■ What needs to be done: Begin with the first line of the listing and quote every line through the one containing "542, 473, 369, 244, 135, 127, 123, 121]"; give only those lines.

★ ★ ★ ★ ★

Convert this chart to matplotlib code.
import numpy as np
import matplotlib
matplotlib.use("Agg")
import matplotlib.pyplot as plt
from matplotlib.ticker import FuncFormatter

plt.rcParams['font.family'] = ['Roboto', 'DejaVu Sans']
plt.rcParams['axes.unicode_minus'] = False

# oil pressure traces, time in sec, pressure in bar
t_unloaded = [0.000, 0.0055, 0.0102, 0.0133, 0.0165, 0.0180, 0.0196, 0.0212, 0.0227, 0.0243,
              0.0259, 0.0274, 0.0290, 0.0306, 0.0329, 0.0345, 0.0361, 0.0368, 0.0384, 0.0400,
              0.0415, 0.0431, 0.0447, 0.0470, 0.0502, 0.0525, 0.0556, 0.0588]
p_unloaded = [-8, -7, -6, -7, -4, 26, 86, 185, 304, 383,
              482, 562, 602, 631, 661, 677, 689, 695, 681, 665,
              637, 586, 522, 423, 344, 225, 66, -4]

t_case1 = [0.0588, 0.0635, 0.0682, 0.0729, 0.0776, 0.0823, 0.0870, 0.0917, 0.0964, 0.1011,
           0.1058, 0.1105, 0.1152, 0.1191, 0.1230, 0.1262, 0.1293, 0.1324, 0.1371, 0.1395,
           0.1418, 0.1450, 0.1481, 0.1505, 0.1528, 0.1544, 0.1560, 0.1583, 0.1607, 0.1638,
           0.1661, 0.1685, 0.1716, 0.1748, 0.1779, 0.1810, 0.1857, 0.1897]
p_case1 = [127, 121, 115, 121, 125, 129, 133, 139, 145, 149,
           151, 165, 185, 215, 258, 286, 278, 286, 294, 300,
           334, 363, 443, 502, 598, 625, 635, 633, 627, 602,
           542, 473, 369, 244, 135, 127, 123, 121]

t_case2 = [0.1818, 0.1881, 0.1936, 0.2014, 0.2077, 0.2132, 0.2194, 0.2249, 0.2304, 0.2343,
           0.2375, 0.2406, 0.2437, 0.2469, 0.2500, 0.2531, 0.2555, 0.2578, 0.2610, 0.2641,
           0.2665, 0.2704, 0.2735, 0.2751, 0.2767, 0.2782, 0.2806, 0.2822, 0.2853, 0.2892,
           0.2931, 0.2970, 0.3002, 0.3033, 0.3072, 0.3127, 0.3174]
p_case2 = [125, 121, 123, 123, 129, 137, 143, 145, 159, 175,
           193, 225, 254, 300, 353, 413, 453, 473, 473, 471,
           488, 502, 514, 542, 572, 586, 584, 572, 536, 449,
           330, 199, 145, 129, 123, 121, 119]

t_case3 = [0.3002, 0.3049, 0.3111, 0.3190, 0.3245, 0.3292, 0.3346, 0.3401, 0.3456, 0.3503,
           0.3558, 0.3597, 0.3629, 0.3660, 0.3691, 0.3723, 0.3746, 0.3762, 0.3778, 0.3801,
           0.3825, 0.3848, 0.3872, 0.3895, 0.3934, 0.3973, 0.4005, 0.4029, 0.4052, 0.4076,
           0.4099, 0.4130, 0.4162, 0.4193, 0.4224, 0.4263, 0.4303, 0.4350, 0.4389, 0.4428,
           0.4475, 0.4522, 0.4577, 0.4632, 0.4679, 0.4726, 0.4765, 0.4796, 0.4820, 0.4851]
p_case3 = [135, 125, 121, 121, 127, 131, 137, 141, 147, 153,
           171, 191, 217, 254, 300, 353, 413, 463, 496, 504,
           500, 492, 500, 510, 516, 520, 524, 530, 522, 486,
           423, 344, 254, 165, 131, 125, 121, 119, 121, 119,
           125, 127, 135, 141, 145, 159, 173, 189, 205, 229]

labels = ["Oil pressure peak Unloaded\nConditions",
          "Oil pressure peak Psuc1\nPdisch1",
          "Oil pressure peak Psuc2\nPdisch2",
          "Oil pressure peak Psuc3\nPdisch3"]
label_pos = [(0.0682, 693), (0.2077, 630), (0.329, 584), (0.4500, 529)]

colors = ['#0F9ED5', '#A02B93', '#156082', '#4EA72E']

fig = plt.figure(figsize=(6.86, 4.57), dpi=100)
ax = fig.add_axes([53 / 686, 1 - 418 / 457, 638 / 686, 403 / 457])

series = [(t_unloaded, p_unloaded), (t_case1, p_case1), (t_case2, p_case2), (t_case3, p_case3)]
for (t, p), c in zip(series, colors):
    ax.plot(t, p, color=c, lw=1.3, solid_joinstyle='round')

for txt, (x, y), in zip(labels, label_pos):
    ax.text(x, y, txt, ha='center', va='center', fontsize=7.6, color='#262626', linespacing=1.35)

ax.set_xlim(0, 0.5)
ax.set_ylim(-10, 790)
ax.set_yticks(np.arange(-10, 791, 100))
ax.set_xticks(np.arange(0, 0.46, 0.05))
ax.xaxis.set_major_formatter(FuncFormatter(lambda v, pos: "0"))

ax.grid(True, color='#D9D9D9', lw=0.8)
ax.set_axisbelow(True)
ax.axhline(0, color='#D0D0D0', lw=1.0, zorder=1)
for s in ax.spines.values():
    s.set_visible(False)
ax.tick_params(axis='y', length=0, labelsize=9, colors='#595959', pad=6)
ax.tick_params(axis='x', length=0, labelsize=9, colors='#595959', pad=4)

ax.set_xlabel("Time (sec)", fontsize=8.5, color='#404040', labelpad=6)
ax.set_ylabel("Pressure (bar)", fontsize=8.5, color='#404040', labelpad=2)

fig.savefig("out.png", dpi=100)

★ ★ ★ ★ ★

■ Answer to the task:
Convert this chart to matplotlib code.
import numpy as np
import matplotlib
matplotlib.use("Agg")
import matplotlib.pyplot as plt
from matplotlib.ticker import FuncFormatter

plt.rcParams['font.family'] = ['Roboto', 'DejaVu Sans']
plt.rcParams['axes.unicode_minus'] = False

# oil pressure traces, time in sec, pressure in bar
t_unloaded = [0.000, 0.0055, 0.0102, 0.0133, 0.0165, 0.0180, 0.0196, 0.0212, 0.0227, 0.0243,
              0.0259, 0.0274, 0.0290, 0.0306, 0.0329, 0.0345, 0.0361, 0.0368, 0.0384, 0.0400,
              0.0415, 0.0431, 0.0447, 0.0470, 0.0502, 0.0525, 0.0556, 0.0588]
p_unloaded = [-8, -7, -6, -7, -4, 26, 86, 185, 304, 383,
              482, 562, 602, 631, 661, 677, 689, 695, 681, 665,
              637, 586, 522, 423, 344, 225, 66, -4]

t_case1 = [0.0588, 0.0635, 0.0682, 0.0729, 0.0776, 0.0823, 0.0870, 0.0917, 0.0964, 0.1011,
           0.1058, 0.1105, 0.1152, 0.1191, 0.1230, 0.1262, 0.1293, 0.1324, 0.1371, 0.1395,
           0.1418, 0.1450, 0.1481, 0.1505, 0.1528, 0.1544, 0.1560, 0.1583, 0.1607, 0.1638,
           0.1661, 0.1685, 0.1716, 0.1748, 0.1779, 0.1810, 0.1857, 0.1897]
p_case1 = [127, 121, 115, 121, 125, 129, 133, 139, 145, 149,
           151, 165, 185, 215, 258, 286, 278, 286, 294, 300,
           334, 363, 443, 502, 598, 625, 635, 633, 627, 602,
           542, 473, 369, 244, 135, 127, 123, 121]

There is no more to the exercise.